I treasure the relationships I have where birthdays and Christmases can pass with no gift because nothing was needed, but where needs that are identified are quickly met. In these relationships, if one of us is in a position to give the other something we know they’ll love, we won’t hesitate. The giver might save it for an upcoming occasion, or simply give it ‘just because’.
Colwell says gift-giving is ‘an expression of fairness because each present is generally of equal or greater value than what was last given … an expression of respect because it shows a willingness to honour the other person’ and a means of tethering people together in a cycle of mutual obligation. But he also wonders: ‘Are modern-day consumers unknowingly embodying Mauss’ theory a little too well? After all, many people today suffer not from the lack of gifts, but from an overabundance.’

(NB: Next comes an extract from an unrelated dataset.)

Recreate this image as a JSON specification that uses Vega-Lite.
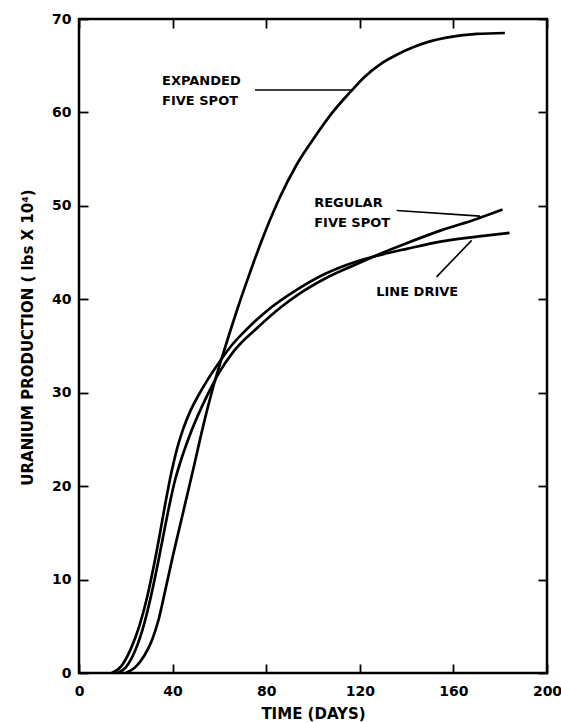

He goes on to talk about the hundreds of dollars spent by many shoppers every year, and the billions of gifts that end up in landfill. He suggests modern-day gifting practices ‘may be the source of both awe and anger’. Obligation needn’t equal pure transaction; it doesn’t rule out desire and delight. But the more we let obligation drive our gift-giving — and the less our giving is motivated by the desire to honour, appreciate, even ‘bless’ one another — the more wasteful, even absurd, the practice and the cycle of gift-giving will be.
If news of weak economic growth and the continuing cost of living crisis are anything to go by, many Australians will need to rein in our gift-giving this Christmas. We might even need to suggest breaking with certain traditions, either because we can’t afford them; or because we know others in the family can’t, but are also unable to bear pleading poverty or accepting charity. And yet, one could argue that accepting charity is more in keeping with the spirit of Christmas than reciprocal exchange.
Because isn’t an all-powerful God being born as a human for our sake, a sort of charity? Especially when we can bring nothing to the table; approaching God with only empty hands. A virgin birth requires a miracle. To accept such grace without protest, with humble gratitude, would too.